SIDELIGHTS: Thomas Borstelmann's The Cold War and the Color Line: American Race Relations in the Global Arena examines the ties between two American social phenomena that arose simultaneously during the post-World War II period: the anti-Communist movement sparked by the rise of the Soviet Union, and the U.S. civil rights movement that brought racial inequity into the public eye. His book examines the policies of the postwar presidents, from Eisenhower to Kennedy to Johnson, revealing each man's attitude toward the controversies. "Tell them to fly," for instance, was Kennedy's rejoinder to reports that African dignitaries were uncomfortable driving through segregated Maryland. However, with Africa undergoing decolonization at that time, the United States "couldn't afford to alienate potential allies," as New York Times reviewer Kelefa Sanneh wrote; Maryland restaurants were soon desegregated by act of law.
Borstelmann, noted Sanneh, "reminds us that the first meeting between Vice President Richard Nixon and Martin Luther King Jr., in 1957, took place in Ghana—King's home turf, in some sense," and that African-American leader W. E. B. Du Bois was quoted as saying that "It is not Russia that threatens the United States as much as Mississippi." Choice critic L. M. Lees found that the focus on U.S. presidents, "coupled with a lack of African and civil rights archival sources, renders [the author 's] account one-dimensional," though Lees also stated that the book provides a "useful introduction" to the two subjects. A Publishers Weekly contributor found more to like in The Cold War and the Color Line, writing that Borstelmann's work reveals "something new and provocative," and that "no history could be more timely or more cogent."

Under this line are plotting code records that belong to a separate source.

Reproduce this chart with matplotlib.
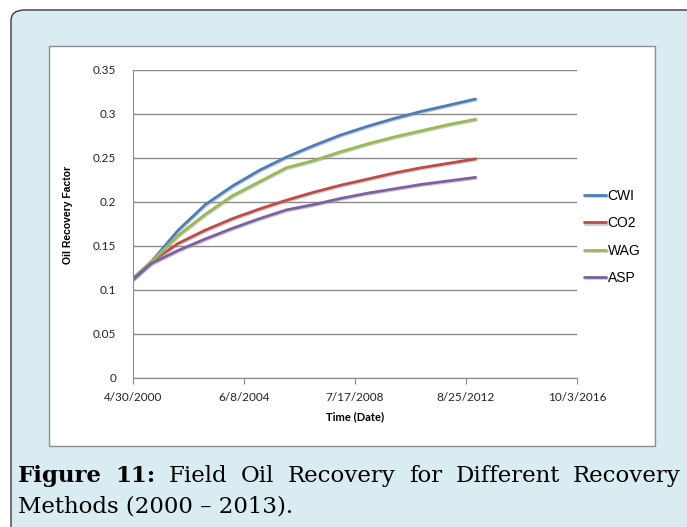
import datetime as dt

import matplotlib
matplotlib.use("Agg")
import matplotlib.pyplot as plt
import matplotlib.dates as mdates
import matplotlib.patheffects as pe
from matplotlib.patches import FancyBboxPatch, Rectangle

# Field recovery factor, sampled at the start of each year
dates = [dt.date(2000, 4, 30)] + [dt.date(y, 1, 1) for y in range(2001, 2014)]
cwi = [0.113, 0.132, 0.168, 0.197, 0.218, 0.236, 0.251, 0.264, 0.276, 0.286, 0.295, 0.303, 0.310, 0.317]
co2 = [0.113, 0.132, 0.153, 0.168, 0.181, 0.192, 0.202, 0.211, 0.219, 0.226, 0.233, 0.239, 0.244, 0.249]
wag = [0.113, 0.132, 0.162, 0.186, 0.207, 0.223, 0.239, 0.247, 0.257, 0.266, 0.274, 0.281, 0.288, 0.294]
asp = [0.112, 0.130, 0.145, 0.158, 0.170, 0.181, 0.191, 0.197, 0.204, 0.210, 0.215, 0.220, 0.224, 0.228]

series = [("CWI", cwi, "#4A7EBB"), ("CO2", co2, "#BE4B48"),
          ("WAG", wag, "#98B954"), ("ASP", asp, "#7D60A0")]

x_ticks = [dt.date(2000, 4, 30), dt.date(2004, 6, 8), dt.date(2008, 7, 17),
           dt.date(2012, 8, 25), dt.date(2016, 10, 3)]
y_ticks = [0, 0.05, 0.1, 0.15, 0.2, 0.25, 0.3, 0.35]

W, H = 687, 527
fig = plt.figure(figsize=(W / 100, H / 100), dpi=100)
fig.patch.set_facecolor("white")


def fx(px):
    return px / W


def fy(py):
    return 1 - py / H


# light blue caption panel with rounded corners
panel = FancyBboxPatch((fx(11), fy(540)), fx(700) - fx(11), fy(10) - fy(540),
                       boxstyle="round,pad=0,rounding_size=0.02",
                       transform=fig.transFigure, facecolor="#D9ECF1",
                       edgecolor="#3a3a3a", linewidth=1.0, zorder=0)
fig.add_artist(panel)

# white chart area
chart = Rectangle((fx(49), fy(446)), fx(655) - fx(49), fy(46) - fy(446),
                  transform=fig.transFigure, facecolor="white",
                  edgecolor="#8c8c8c", linewidth=1.0, zorder=1)
fig.add_artist(chart)

ax = fig.add_axes([fx(133), fy(378), fx(577) - fx(133), fy(70) - fy(378)], zorder=2)
ax.patch.set_alpha(0)

shadow = [pe.SimpleLineShadow(offset=(0.6, -0.8), shadow_color="#999999", alpha=0.5), pe.Normal()]
for name, vals, color in series:
    ax.plot(dates, vals, color=color, lw=2.0, label=name, solid_capstyle="round",
            path_effects=shadow)

ax.set_xlim(x_ticks[0], x_ticks[-1])
ax.set_ylim(0, 0.35)
ax.set_xticks(x_ticks)
ax.xaxis.set_major_formatter(mdates.DateFormatter("%-m/%-d/%Y"))
ax.set_yticks(y_ticks)
ax.set_yticklabels(["0", "0.05", "0.1", "0.15", "0.2", "0.25", "0.3", "0.35"])
ax.yaxis.grid(True, color="#8a8a8a", lw=1.0)
ax.set_axisbelow(True)
for s in ("top", "right"):
    ax.spines[s].set_visible(False)
for s in ("left", "bottom"):
    ax.spines[s].set_color("#8a8a8a")
ax.tick_params(axis="x", length=4, color="#8a8a8a", labelsize=8.5, pad=6)
ax.tick_params(axis="y", length=0, labelsize=8.5, pad=12)
for lbl in ax.get_xticklabels() + ax.get_yticklabels():
    lbl.set_fontfamily("Lato")
    lbl.set_color("#222222")

ax.set_xlabel("Time (Date)", fontfamily="Lato", fontweight="bold", fontsize=8, labelpad=6)
ax.set_ylabel("Oil Recovery Factor", fontfamily="Liberation Sans", fontweight="bold", fontsize=7.5)
ax.yaxis.set_label_coords(-0.135, 0.53)

leg = ax.legend(loc="center left", bbox_to_anchor=(1.0, 0.458), frameon=False,
                prop={"family": "Liberation Sans", "size": 10}, handlelength=1.6,
                handletextpad=0.1, labelspacing=0.95, borderaxespad=0.1)

# caption, first line justified across the panel
cap_font = {"family": "DejaVu Serif", "size": 16.5}
words = [("Figure", "bold"), ("11:", "bold"), ("Field", "normal"), ("Oil", "normal"),
         ("Recovery", "normal"), ("for", "normal"), ("Different", "normal"), ("Recovery", "normal")]
x0, x1, base1 = 18, 681, 482
texts = [fig.text(0, fy(base1), w, fontweight=wt, va="baseline", ha="left", **cap_font)
         for w, wt in words]
fig.canvas.draw()
r = fig.canvas.get_renderer()
widths = [t.get_window_extent(r).width for t in texts]
gap = (x1 - x0 - sum(widths)) / (len(words) - 1)
x = x0
for t, w in zip(texts, widths):
    t.set_x(fx(x))
    x += w + gap
fig.text(fx(x0), fy(513), "Methods (2000 \u2013 2013).", va="baseline", ha="left", **cap_font)

fig.savefig("out.png", dpi=100)
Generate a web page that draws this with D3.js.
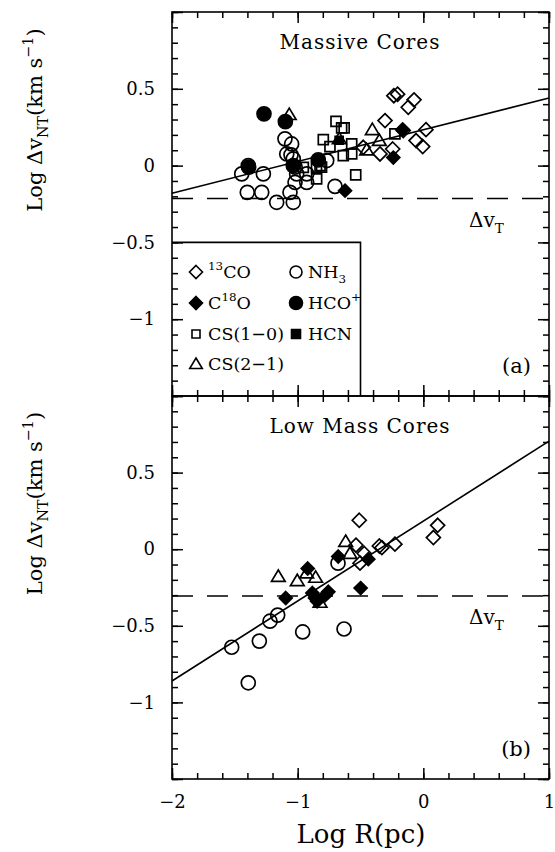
<!DOCTYPE html>
<html>
<head>
<meta charset="utf-8">
<script src="https://cdn.jsdelivr.net/npm/d3@7"></script>
<style>
  body { margin: 0; background: #fff; }
  text { font-family: "DejaVu Serif", serif; fill: #000; }
</style>
</head>
<body>
<script>
// values: [log R (pc), log dv_NT (km/s)]
var massive13CO = [[-0.235, 0.455], [-0.205, 0.465], [-0.074, 0.428], [-0.12, 0.38], [-0.305, 0.293],
  [-0.16, 0.228], [0.021, 0.234], [-0.058, 0.163], [-0.005, 0.124], [-0.244, 0.108], [-0.345, 0.076], [-0.478, 0.119]];
var massiveC18O = [[-0.623, -0.163], [-0.239, 0.052], [-0.165, 0.235]];
var massiveCS10 = [[-0.695, 0.288], [-0.65, 0.245], [-0.63, 0.245], [-0.796, 0.169], [-0.743, 0.124], [-0.57, 0.141],
  [-0.57, 0.076], [-0.637, 0.065], [-0.538, -0.061], [-0.226, 0.206], [-0.955, -0.011], [-0.822, 0.0],
  [-0.849, -0.087], [-0.85, -0.01], [-0.81, -0.01]];
var massiveCS21 = [[-1.067, 0.332], [-0.669, 0.174], [-0.406, 0.234], [-0.35, 0.163], [-0.451, 0.102]];
var massiveNH3 = [[-1.445, -0.054], [-1.393, 0.0], [-1.273, -0.054], [-1.401, -0.174], [-1.286, -0.174],
  [-1.167, -0.239], [-1.035, -0.239], [-1.061, -0.174], [-1.021, -0.109], [-0.928, -0.109], [-1.008, -0.054],
  [-1.101, 0.174], [-1.048, 0.141], [-1.087, 0.076], [-1.053, 0.07], [-1.035, 0.044], [-0.928, -0.054],
  [-0.769, 0.033], [-0.703, -0.135], [-1.02, -0.01]];
var massiveHCO = [[-1.268, 0.337], [-1.098, 0.286], [-0.836, 0.037], [-1.39, -0.01], [-1.035, 0.0]];
var massiveHCN = [[-0.67, 0.165]];

var low13CO = [[-0.51, 0.189], [-0.536, 0.026], [-0.47, -0.028], [-0.504, -0.091], [-0.35, 0.021],
  [-0.33, 0.01], [-0.226, 0.033], [0.08, 0.076], [0.114, 0.156]];
var lowC18O = [[-0.438, -0.065], [-0.677, -0.048], [-0.499, -0.254], [-0.92, -0.126], [-1.095, -0.319],
  [-0.883, -0.286], [-0.862, -0.319], [-0.845, -0.34], [-0.756, -0.278], [-0.78, -0.3]];
var lowCS21 = [[-0.618, 0.05], [-0.584, -0.028], [-1.154, -0.178], [-1.003, -0.206], [-0.928, -0.156],
  [-0.857, -0.184], [-0.822, -0.347]];
var lowNH3 = [[-1.159, -0.43], [-1.22, -0.47], [-1.525, -0.64], [-1.305, -0.6], [-0.96, -0.54],
  [-1.393, -0.872], [-0.631, -0.521], [-0.679, -0.091]];

var massiveFit = [[-2, -0.18], [1, 0.44]];
var lowFit = [[-2, -0.86], [1, 0.705]];
var massiveThermal = -0.215;
var lowThermal = -0.306;

var xMajor = [-2, -1, 0, 1];
var xMinor = d3.range(0, 16).map(function (i) { return -2 + i * 0.2; });
var yMajor = [-1.5, -1, -0.5, 0, 0.5, 1];
var yLabels = [-1, -0.5, 0, 0.5];
var yMinor = d3.range(0, 26).map(function (i) { return -1.5 + i * 0.1; });

var w = 555, h = 852;
var svg = d3.select("body").append("svg").attr("width", w).attr("height", h);

var x = d3.scaleLinear().domain([-2, 1]).range([172, 549]);
var yTop = d3.scaleLinear().domain([-1.5, 1]).range([396, 12]);
var yBot = d3.scaleLinear().domain([-1.5, 1]).range([779, 396]);

function symbolPath(type, s) {
  if (type == "diamond") return "M0," + (-s) + "L" + s + ",0L0," + s + "L" + (-s) + ",0Z";
  if (type == "square") return "M" + (-s) + "," + (-s) + "h" + 2 * s + "v" + 2 * s + "h" + (-2 * s) + "Z";
  if (type == "triangle") return "M0," + (-s) + "L" + (s * 1.05) + "," + (s * 0.75) + "L" + (-s * 1.05) + "," + (s * 0.75) + "Z";
  return d3.symbol(d3.symbolCircle, Math.PI * s * s)();
}

// text with sub/superscripts, parts = [[string, "sup"|"sub"|null], ...]
function richText(sel, parts, size) {
  var shift = 0;
  parts.forEach(function (p) {
    var target = p[1] == "sup" ? -0.45 * size : (p[1] == "sub" ? 0.3 * size : 0);
    var t = sel.append("tspan").text(p[0]).attr("dy", target - shift);
    if (p[1]) t.attr("font-size", size * 0.68);
    shift = target;
  });
  return sel;
}

function styleAxis(g) {
  g.select(".domain").remove();
  g.selectAll("line").attr("stroke", "#000").attr("stroke-width", 1.5);
  g.selectAll("text").attr("font-family", "DejaVu Serif").attr("font-size", 18).attr("fill", "#000");
}

function drawPanel(y, series, fit, thermal, title, tag, xLabels) {
  var g = svg.append("g");
  var top = y.range()[1], bottom = y.range()[0];

  // ticks on all four sides, pointing inward
  g.append("g").attr("transform", "translate(" + x(-2) + ",0)")
    .call(d3.axisLeft(y).tickValues(yMinor).tickSize(-6).tickFormat("")).call(styleAxis);
  g.append("g").attr("transform", "translate(" + x(-2) + ",0)")
    .call(d3.axisLeft(y).tickValues(yMajor).tickSize(-11).tickPadding(17)
      .tickFormat(function (d) { return yLabels.indexOf(d) >= 0 ? d3.format("~g")(d) : ""; }))
    .call(styleAxis);
  g.append("g").attr("transform", "translate(" + x(1) + ",0)")
    .call(d3.axisRight(y).tickValues(yMinor).tickSize(-6).tickFormat("")).call(styleAxis);
  g.append("g").attr("transform", "translate(" + x(1) + ",0)")
    .call(d3.axisRight(y).tickValues(yMajor).tickSize(-11).tickFormat("")).call(styleAxis);

  g.append("g").attr("transform", "translate(0," + top + ")")
    .call(d3.axisTop(x).tickValues(xMinor).tickSize(-6).tickFormat("")).call(styleAxis);
  g.append("g").attr("transform", "translate(0," + top + ")")
    .call(d3.axisTop(x).tickValues(xMajor).tickSize(-11).tickFormat("")).call(styleAxis);
  g.append("g").attr("transform", "translate(0," + bottom + ")")
    .call(d3.axisBottom(x).tickValues(xMinor).tickSize(-6).tickFormat("")).call(styleAxis);
  g.append("g").attr("transform", "translate(0," + bottom + ")")
    .call(d3.axisBottom(x).tickValues(xMajor).tickSize(-11).tickPadding(16)
      .tickFormat(xLabels ? d3.format("~g") : "")).call(styleAxis);

  g.append("rect")
    .attr("x", x(-2)).attr("y", top)
    .attr("width", x(1) - x(-2)).attr("height", bottom - top)
    .attr("fill", "none").attr("stroke", "#000").attr("stroke-width", 1.6);

  // thermal line width
  g.append("line")
    .attr("x1", x(-2)).attr("x2", x(1))
    .attr("y1", y(thermal)).attr("y2", y(thermal))
    .attr("stroke", "#000").attr("stroke-width", 1.5).attr("stroke-dasharray", "21,14");

  // fit
  g.append("path")
    .attr("d", d3.line().x(function (d) { return x(d[0]); }).y(function (d) { return y(d[1]); })(fit))
    .attr("fill", "none").attr("stroke", "#000").attr("stroke-width", 1.6);

  series.forEach(function (s) {
    g.append("g").selectAll("path").data(s.data).enter().append("path")
      .attr("transform", function (d) { return "translate(" + x(d[0]) + "," + y(d[1]) + ")"; })
      .attr("d", symbolPath(s.type, s.size))
      .attr("fill", s.filled ? "#000" : "none")
      .attr("stroke", "#000").attr("stroke-width", 1.7);
  });

  g.append("text").attr("x", 360).attr("y", top + 37)
    .attr("text-anchor", "middle").attr("font-size", 20).attr("letter-spacing", 1)
    .text(title);

  g.append("text").attr("x", 531).attr("y", y(-1.5) - 23)
    .attr("text-anchor", "end").attr("font-size", 21).text(tag);

  richText(g.append("text").attr("x", 469).attr("y", y(thermal) + 28).attr("font-size", 20),
    [["Δv", null], ["T", "sub"]], 20);

  // y axis title
  richText(g.append("text")
    .attr("transform", "translate(42," + (y(-0.25) - 84) + ") rotate(-90)")
    .attr("text-anchor", "middle").attr("font-family", "Liberation Serif").attr("font-size", 21),
    [["Log Δv", null], ["NT", "sub"], ["(km s", null], ["−1", "sup"], [")", null]], 21);

  return g;
}

drawPanel(yTop, [
  {data: massiveNH3, type: "circle", size: 7, filled: false},
  {data: massiveCS10, type: "square", size: 5, filled: false},
  {data: massive13CO, type: "diamond", size: 7, filled: false},
  {data: massiveCS21, type: "triangle", size: 6.5, filled: false},
  {data: massiveHCN, type: "square", size: 4, filled: true},
  {data: massiveHCO, type: "circle", size: 7, filled: true},
  {data: massiveC18O, type: "diamond", size: 6.5, filled: true}
], massiveFit, massiveThermal, "Massive Cores", "(a)", false);

drawPanel(yBot, [
  {data: lowNH3, type: "circle", size: 7, filled: false},
  {data: low13CO, type: "diamond", size: 7, filled: false},
  {data: lowCS21, type: "triangle", size: 6.5, filled: false},
  {data: lowC18O, type: "diamond", size: 6.5, filled: true}
], lowFit, lowThermal, "Low Mass Cores", "(b)", true);

// legend box in panel (a)
var legendKeys = [
  {type: "diamond", filled: false, size: 6.5, col: 0, row: 0, label: [["13", "sup"], ["CO", null]]},
  {type: "circle", filled: false, size: 6, col: 1, row: 0, label: [["NH", null], ["3", "sub"]]},
  {type: "diamond", filled: true, size: 6.5, col: 0, row: 1, label: [["C", null], ["18", "sup"], ["O", null]]},
  {type: "circle", filled: true, size: 6.5, col: 1, row: 1, label: [["HCO", null], ["+", "sup"]]},
  {type: "square", filled: false, size: 4, col: 0, row: 2, label: [["CS(1−0)", null]]},
  {type: "square", filled: true, size: 4.5, col: 1, row: 2, label: [["HCN", null]]},
  {type: "triangle", filled: false, size: 6, col: 0, row: 3, label: [["CS(2−1)", null]]}
];
var legendCols = [196, 296];
var legendRows = [272, 303, 334, 364];

var legend = svg.append("g");
legend.append("path")
  .attr("d", "M" + x(-2) + "," + yTop(-0.5) + "H" + x(-0.5) + "V" + yTop(-1.5))
  .attr("fill", "none").attr("stroke", "#000").attr("stroke-width", 1.6);

legendKeys.forEach(function (k) {
  var cx = legendCols[k.col], cy = legendRows[k.row];
  legend.append("path")
    .attr("transform", "translate(" + cx + "," + cy + ")")
    .attr("d", symbolPath(k.type, k.size))
    .attr("fill", k.filled ? "#000" : "none")
    .attr("stroke", "#000").attr("stroke-width", 1.6);
  richText(legend.append("text").attr("x", cx + 12).attr("y", cy + 6).attr("font-size", 17.5), k.label, 17.5);
});

// x axis title
svg.append("text").attr("x", 361).attr("y", 843)
  .attr("text-anchor", "middle").attr("font-size", 26).text("Log R(pc)");
</script>
</body>
</html>
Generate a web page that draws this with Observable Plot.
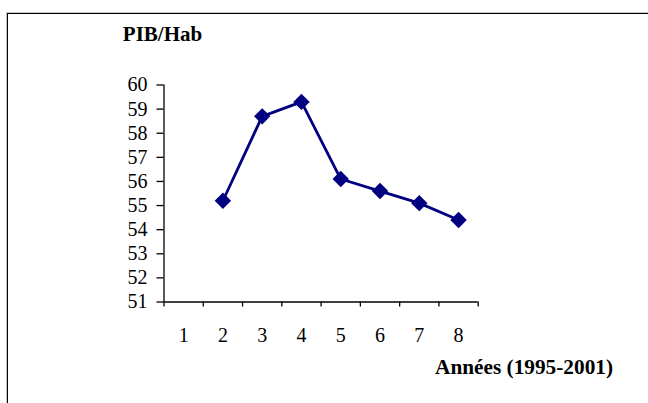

Borstelmann told CA: "Raised in a liberal, academic home in the South, I was fascinated by race relations from as early as I can remember. In addition, U.S. foreign policy (especially since 1945) always seemed the largest projection of power in the world, and thus a subject worthy of study. The relationship between the two is therefore a continuing source of intrigue to me."
BIOGRAPHICAL AND CRITICAL SOURCES:
American Historical Review, April, 1994, review of Apartheid's Reluctant Uncle, p. 693.
Choice, July-August, 2001, L. M. Lees, review of The Cold War and the Color Line: American Race Relations in the Global Arena, pp. 2022–2023.
Historian, winter, 1995, review of Apartheid's Reluctant Uncle, p. 377.
History, summer, 1995, review of Apartheid's Reluctant Uncle, p. 152.
History Today, February, 1995, review of Apartheid's Reluctant Uncle, p. 56.
Journal of American History, September, 1994, review of Apartheid's Reluctant Uncle, p. 796.
New York Times, April 7, 2002, Kelefa Sanneh, "Separate = Equal," p. 18.
Publishers Weekly, October 15, 2001, review of The Cold War and the Color Line, p. 53.
Washington Post, February 3, 2002, Jim Sleeper, "The Reds and the Blacks," p. T05.